Suite aux événements survenus les 7 et 14 juin, une enquête débute. Le 4 août, le plaignant est suspendu cinq jours pour ces événements.

Au cours de l’été 2016, l’Association des pompiers crée une page Facebook afin que les membres de la brigade puissent converser confidentiellement sur des sujets qui les concernent.

Un des lieutenants accède à cette page et n’aime pas ce qu’il lit. Il considère que les échanges vont dans la mauvaise direction et que les propos de certains de ses collègues dépassent les limites acceptables, notamment parce qu’ils critiquent sans ménagement et en termes très peu élogieux le travail des membres de l’état-major.

Le lieutenant décide de rapporter à ses supérieurs la teneur de ces échanges. Le 29 août, il rencontre ses supérieurs à cet égard.

Le 31 août, il rencontre le plaignant et lui relate ce qu’il a lu sur Facebook. Ce dernier lui demande de fournir des preuves.

Suivant tous les événements, le 6 septembre, le conseil municipal décide de congédier le plaignant parce qu’il n’est pas digne de confiance, qu’il a une attitude négative et qu’il n’a aucun respect pour la Ville et l’état-major. Il estime que sa présence a un effet toxique sur le service des incendies.

Décision

Tout d’abord, le juge administratif signale que le litige se déroule dans un service municipal de lutte contre les incendies où doit régner une discipline quasi militaire. Il en va de l’efficacité des interventions et de la sécurité des pompiers et du public. Il faut donc obéir aux ordres, respecter la hiérarchie et suivre la ligne de commandement. De plus, à titre de lieutenant, le plaignant doit faire respecter l’autorité de ses supérieurs.

En ce qui concerne les suspensions relatives aux événements des 7 et 14 juin, le juge administratif confirme que le comportement du plaignant méritait une suspension. En effet, le plaignant a agi de façon hostile et agressive envers ses supérieurs, en plus d’avoir insulté le directeur des incendies en son absence.

Le juge examine ensuite des captures d’écran de Facebook, dont il fait état comme suit :
[79] Tout d’abord, le 16 août, alors que les pompiers sont convoqués par le directeur du SSIR à une rencontre obligatoire le 23 août pour faire le point sur leur assiduité au travail, le plaignant écrit : « Je pense plus que ce mardi-là [en référence au 23 août], il n’y a pas de pratique obligatoire, ni rien de prévu à l’horaire. Tout le monde est occupé ce soir-là! » [Notre soulignement]. De fait, à peine la moitié des pompiers se sont présentés à cette réunion.

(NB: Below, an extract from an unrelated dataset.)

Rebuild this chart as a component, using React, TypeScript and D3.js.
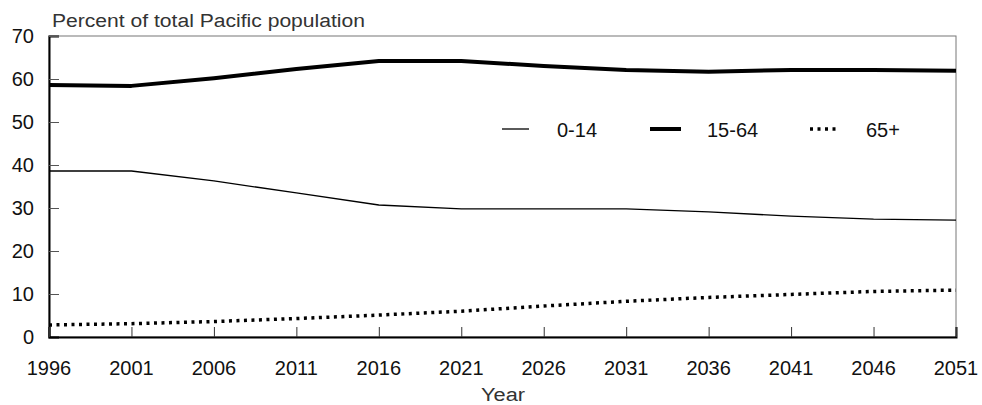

Le juge en conclut qu’en boycottant une rencontre obligatoire, le plaignant contrevient à ses obligations déontologiques et professionnelles. Il s’agit d’une faute grave, d’autant plus qu’il occupe un poste de lieutenant et qu’il a été avisé 12 jours auparavant, lors de la remise de sa lettre de suspension, que toute faute pourrait mener au congédiement.

Suivant tous les événements initiaux, la suspension et les interventions sur la page Facebook, le juge administratif confirme le congédiement. Plus précisément, il souligne ce qui suit :

[87] Le congédiement peut sembler sévère, mais, étant donné la gravité de la faute prouvée, cette sanction n’est certainement pas illogique ou abusive au point de dissimuler un prétexte pour réprimer l’exercice des droits syndicaux du plaignant. Cela étant, il n’appartient pas au Tribunal d’agir comme arbitre de griefs et de substituer à la décision de la Ville celle qui lui paraît juste et raisonnable, compte tenu de toutes les circonstances de l’affaire.

 

[88] Selon monsieur Chagnon, président de l’Association à l’époque pertinente au litige, la fin d’emploi du plaignant n’a strictement rien à voir avec ses activités syndicales. Le Tribunal partage ce point de vue et conclut que le congédiement du plaignant est totalement étranger à sa participation à une campagne de syndicalisation.
  1. Gauthier et Ville de Richelieu, 2018 QCTAT 4141.